I have a question for those who know Leela Zero and also Leela 0.11
I asked in another thread too but had no response.
So, if you think it’s OT here, please post your answer there:
What exactly “playouts” means for LZ? Is the same as “nodes” or “simulations” on Leela?
I can see Leela change its mind about the “best move” while doing more and more simulations, so I let it run for tens of thousands (30k, 50k, even more) on a single move before considering that done.
On LZ I can see people talking about 200 / 800 / 1000 playouts, so I’m not sure I understand correctly.
I believe the only difference with old-fashioned Monte Carlo Tree Search is the method by which it selects the next node to explore. In “classic” MCTS this is done by a relatively easy function that looks at how much some node has been explored and how well it’s chances are, but for LZ this is done by a function that uses a neural network, that is trained to spot the best move. It also uses the neural network to do the simulation, where it keeps playing until the game is decided and then updates the parent nodes. In classic MCTS this is often done randomly, or using heuristics that aren’t based on deep learning.
So then a playout is just the same as a simulation, but the thing with LZ is that it uses a much more complicated neural net, and thus one playout takes a lot more time (but is way more accurate).
Yeah, playout is very close to simulation. In playout procedure LZ tries a sequence of moves from root position and evaluates the result of the sequence.
With new fancy neural networks as they get smarter and larger, they don’t need as many playouts to evaluate the position correctly, they just “know”.
Just play around with LZ. If you see win% changes significantly with new playouts then it clearly haven’t decided yet. If it stays more or less the same then what’s the point? Yeah, it might change its mind after a billion of playouts but is the waiting really worth it?
Does anybody know the command line options used for the 400 game validations? In particular, if these run on one thread without randomization, why do they not play the exact same game 400 times over? There must be a random element, but I do not know what it is.

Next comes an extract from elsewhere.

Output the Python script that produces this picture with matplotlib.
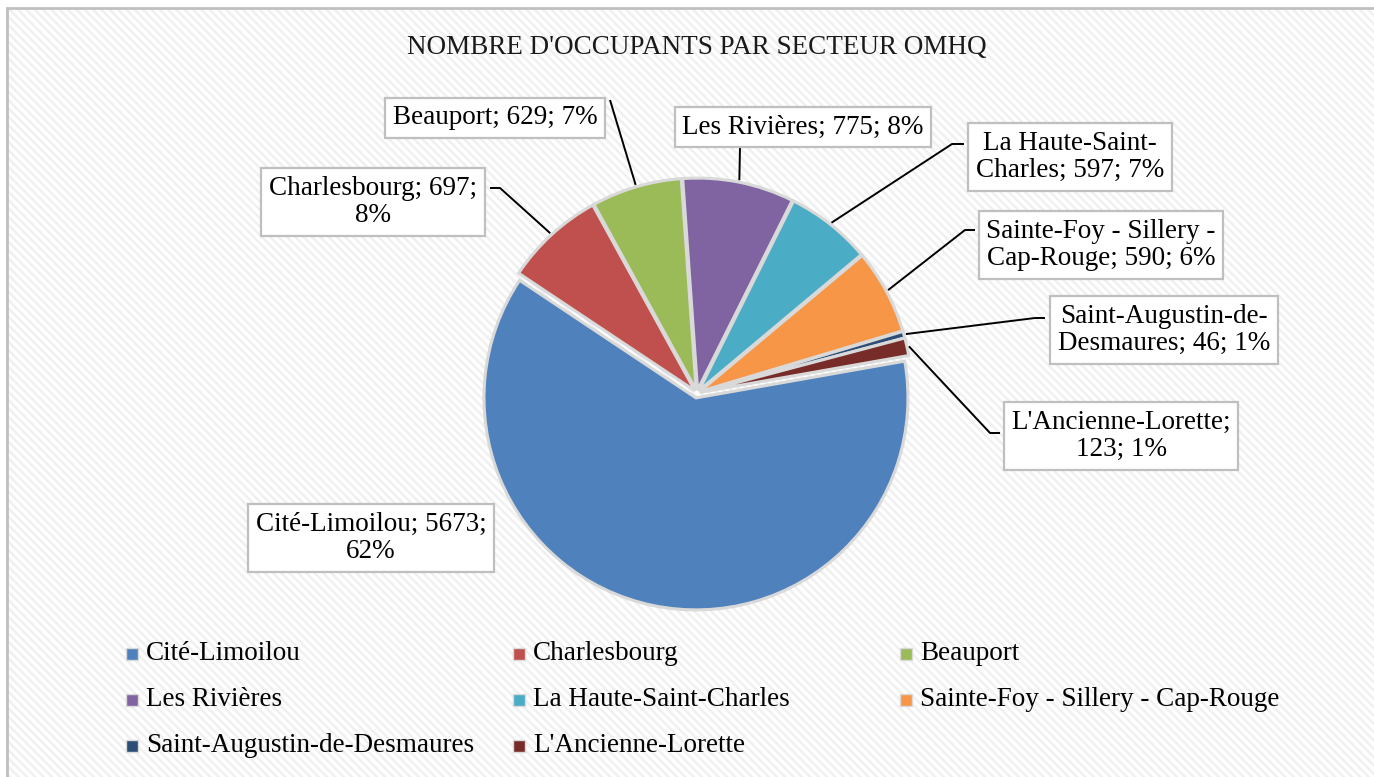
import matplotlib.pyplot as plt
import numpy as np
from matplotlib.patches import Rectangle

# Données
secteurs = ["Cité-Limoilou", "Charlesbourg", "Beauport", "Les Rivières",
            "La Haute-Saint-Charles", "Sainte-Foy - Sillery - Cap-Rouge",
            "Saint-Augustin-de-Desmaures", "L'Ancienne-Lorette"]
occupants = [5673, 697, 629, 775, 597, 590, 46, 123]
couleurs = ["#4F81BD", "#C0504D", "#9BBB59", "#8064A2",
            "#4BACC6", "#F79646", "#2C4D75", "#772C2A"]
# où couper la ligne dans chaque étiquette (comme Excel)
coupures = ["5673; ", "697; ", None, None, "Saint-", "Sillery - ", "de-", "Lorette; "]

plt.rcParams['font.family'] = ['Liberation Serif', 'DejaVu Serif']
plt.rcParams['hatch.linewidth'] = 1.8

W, H = 1374, 777
fig = plt.figure(figsize=(W / 100, H / 100), dpi=100)
ax = fig.add_axes([0, 0, 1, 1])

# fond hachuré + cadre
ax.add_patch(Rectangle((7, -5), W, H - 3, facecolor='white', edgecolor='#f0f0f0',
                       hatch='\\\\\\\\', linewidth=0, zorder=0))
ax.add_patch(Rectangle((7, -5), W, H - 3, facecolor='none', edgecolor='#c0c0c0',
                       linewidth=2, zorder=1))

cx, cy, r = 697, H - 393, 212
depart = 10
explode = [5, 3, 3, 3, 3, 3, 3, 3]
wedges, _ = ax.pie(occupants, colors=couleurs, startangle=depart, counterclock=False,
                   radius=r, center=(cx, cy), explode=explode,
                   wedgeprops=dict(edgecolor='#d9d9d9', linewidth=2.2), frame=True)
ax.set_xlim(0, W)
ax.set_ylim(0, H)
ax.set_aspect('equal')
ax.axis('off')

ax.text(697, H - 47, "NOMBRE D'OCCUPANTS PAR SECTEUR OMHQ", ha='center', va='center',
        fontsize=19.5, color='#1a1a1a')

total = sum(occupants)
# centres des boîtes d'étiquettes (pixels)
pos_etiq = [(371, 538), (373, 202), (495, 118), (803, 127),
            (1070, 157), (1101, 245), (1164, 330), (1121, 436)]
# points d'attache des traits de rappel sur la boîte, et coude éventuel
attache = [None, (490, 188), (610, 100), (740, 147),
           (964, 144), (975, 230), (1045, 318), (1000, 433)]
coude = [None, (500, 188), None, None,
         (952, 144), (965, 230), (1035, 318), (990, 433)]

for i, w in enumerate(wedges):
    pct = occupants[i] / total * 100
    txt = f"{secteurs[i]}; {occupants[i]}; {pct:.0f}%"
    if coupures[i]:
        txt = txt.replace(coupures[i], coupures[i].rstrip() + "\n", 1)
    px, py = pos_etiq[i]
    ax.text(px, H - py, txt, ha='center', va='center', fontsize=19.5,
            linespacing=1.12, zorder=5,
            bbox=dict(boxstyle='square,pad=0.28', facecolor='white',
                      edgecolor='#bfbfbf', linewidth=1.6))
    if attache[i] is None:
        continue
    ang = np.deg2rad((w.theta1 + w.theta2) / 2)
    rr = r + 5
    xs = [cx + rr * np.cos(ang)]
    ys = [cy + rr * np.sin(ang)]
    if coude[i] is not None:
        xs.append(coude[i][0])
        ys.append(H - coude[i][1])
    xs.append(attache[i][0])
    ys.append(H - attache[i][1])
    ax.plot(xs, ys, color='black', lw=1.4, zorder=4, solid_capstyle='butt')

# légende
col_x = [126, 513, 900]
row_y = [654, 700, 746]
for i, nom in enumerate(secteurs):
    x = col_x[i % 3]
    y = H - row_y[i // 3]
    ax.add_patch(Rectangle((x, y - 6), 12, 12, facecolor=couleurs[i],
                           edgecolor='#d9d9d9', linewidth=1, zorder=3))
    ax.text(x + 20, y + 1, nom, ha='left', va='center', fontsize=19.5, color='black')

fig.savefig("out.png", dpi=100)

Leela Zero does not do any monte carlo rollouts. Instead of rolling out a game to the end N times and then looking at the resulting winning percentage, it just asks the validation head of the network what it expects the winrate to be from the current position. It expands the tree one move at a time, always expanding from positions where winrate is high and previous exploration is low. Every time a position is expanded by one move, there is one call to the network. This is called UCT search (upper confidence bound for trees). Alphago zero works the same way. I do not think Monte Carlo Tree Search is a good name for this algorithm, given that it does no random rollouts at all.